Peter Elsner (Hrsg.), Future Security: 4th Security Research Conference, Fraunhofer Verlag, 2009.




Future Security: 4th Security Research Conference, Karlsruhe, 29. September - 1. Oktober 2009

Surveillance Systems have become increasingly powerful. Conventional camera based Systems are extended with all kind of sensors (RFID, GPS, etc.), the number of data sources increases, hardware and algorithms improve, and data can potentially be shared between interlinked networks. The technological progress does not threaten solely the protection of privacy; it also provides an opportunity to achieve data and privacy protection on a new level.

In this work we propose privacy and security mechanisms to achieve data protection in surveillance systems while providing the best possible functionality. The suggested methods are included in an Object-Oriented World Model (OOWM) that serves as central information hub. It has been developed as a part of the semi-autonomous surveillance system NEST.

All member states of the European Union must obey the directive on the protection on personal data. Hence the suggested approach enforces mechanisms to be compliant with the directive that cannot be bypassed.

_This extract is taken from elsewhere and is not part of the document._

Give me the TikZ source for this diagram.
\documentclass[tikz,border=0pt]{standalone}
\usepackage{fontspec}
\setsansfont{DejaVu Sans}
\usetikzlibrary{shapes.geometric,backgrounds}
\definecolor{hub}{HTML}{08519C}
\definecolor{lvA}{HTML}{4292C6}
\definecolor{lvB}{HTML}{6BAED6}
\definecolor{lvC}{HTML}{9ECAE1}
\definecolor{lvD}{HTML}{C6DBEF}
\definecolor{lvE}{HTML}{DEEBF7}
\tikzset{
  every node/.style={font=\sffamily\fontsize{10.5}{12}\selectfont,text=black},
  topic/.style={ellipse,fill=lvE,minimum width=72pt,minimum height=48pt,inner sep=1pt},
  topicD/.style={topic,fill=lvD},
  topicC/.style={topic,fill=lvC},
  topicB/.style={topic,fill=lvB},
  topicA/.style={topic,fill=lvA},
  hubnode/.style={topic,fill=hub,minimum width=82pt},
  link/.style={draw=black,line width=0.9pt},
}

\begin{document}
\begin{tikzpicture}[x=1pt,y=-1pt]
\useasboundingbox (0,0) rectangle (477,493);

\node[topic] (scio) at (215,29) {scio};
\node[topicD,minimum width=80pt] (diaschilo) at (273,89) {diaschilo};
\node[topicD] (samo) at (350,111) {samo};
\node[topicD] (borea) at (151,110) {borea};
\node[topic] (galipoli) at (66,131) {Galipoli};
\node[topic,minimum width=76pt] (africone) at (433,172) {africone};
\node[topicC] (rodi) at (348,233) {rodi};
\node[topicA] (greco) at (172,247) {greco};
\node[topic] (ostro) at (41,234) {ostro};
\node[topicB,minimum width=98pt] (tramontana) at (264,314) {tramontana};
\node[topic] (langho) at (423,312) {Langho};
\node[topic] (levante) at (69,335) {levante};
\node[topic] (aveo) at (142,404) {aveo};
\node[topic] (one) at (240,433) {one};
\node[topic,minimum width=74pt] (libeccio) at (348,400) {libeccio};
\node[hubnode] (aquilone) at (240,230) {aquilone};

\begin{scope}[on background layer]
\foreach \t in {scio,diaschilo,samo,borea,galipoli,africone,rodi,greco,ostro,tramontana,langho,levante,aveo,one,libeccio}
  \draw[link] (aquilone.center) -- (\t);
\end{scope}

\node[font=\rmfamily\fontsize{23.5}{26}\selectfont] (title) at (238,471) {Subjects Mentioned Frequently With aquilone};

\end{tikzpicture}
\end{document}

To allow flexible handling of data, the privacy concept for personal data is task-oriented and granular access controls are enforced according to the principle of least privilege. To ensure personal rights, an observed individual can request and access data collected about him. All data related to him can then be corrected or deleted on request with minimal influence to the surveillance tasks. To achieve non-repudiation all changes in the world model are logged. This also helps to ensure data freshness.

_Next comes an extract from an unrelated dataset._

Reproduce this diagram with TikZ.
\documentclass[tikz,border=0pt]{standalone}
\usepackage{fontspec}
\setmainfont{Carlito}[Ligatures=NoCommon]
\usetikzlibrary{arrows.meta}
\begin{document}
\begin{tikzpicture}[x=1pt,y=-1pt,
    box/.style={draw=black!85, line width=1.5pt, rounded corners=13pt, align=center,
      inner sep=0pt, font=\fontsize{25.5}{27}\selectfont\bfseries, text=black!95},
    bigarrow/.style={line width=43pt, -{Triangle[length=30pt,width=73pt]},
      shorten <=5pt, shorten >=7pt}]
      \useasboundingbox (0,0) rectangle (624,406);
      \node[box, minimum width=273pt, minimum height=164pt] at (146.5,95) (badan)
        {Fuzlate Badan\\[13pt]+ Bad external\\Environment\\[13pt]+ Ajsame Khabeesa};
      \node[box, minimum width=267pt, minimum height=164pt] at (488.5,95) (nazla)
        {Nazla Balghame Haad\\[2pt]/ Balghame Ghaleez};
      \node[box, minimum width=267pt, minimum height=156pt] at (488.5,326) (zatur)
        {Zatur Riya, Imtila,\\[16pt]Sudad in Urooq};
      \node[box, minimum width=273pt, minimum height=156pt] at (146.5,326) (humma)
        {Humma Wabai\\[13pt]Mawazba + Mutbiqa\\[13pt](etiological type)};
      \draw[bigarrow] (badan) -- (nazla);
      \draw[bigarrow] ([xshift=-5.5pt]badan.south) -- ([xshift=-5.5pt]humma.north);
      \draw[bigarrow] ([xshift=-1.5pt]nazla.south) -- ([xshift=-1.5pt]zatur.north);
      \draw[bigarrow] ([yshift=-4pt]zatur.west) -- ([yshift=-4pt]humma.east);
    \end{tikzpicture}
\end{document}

The approach also aims at data minimization. A minimal amount of information is collected and irrelevant data are deleted as quickly as possible. Processed data are also minimized; i.e. only relevant objects, attributes, and prior knowledge are processed. Concluding, only relevant data is stored outside the world model. The persistent information is linked to the world model and appropriate access controls are enforced to realize multiple access levels.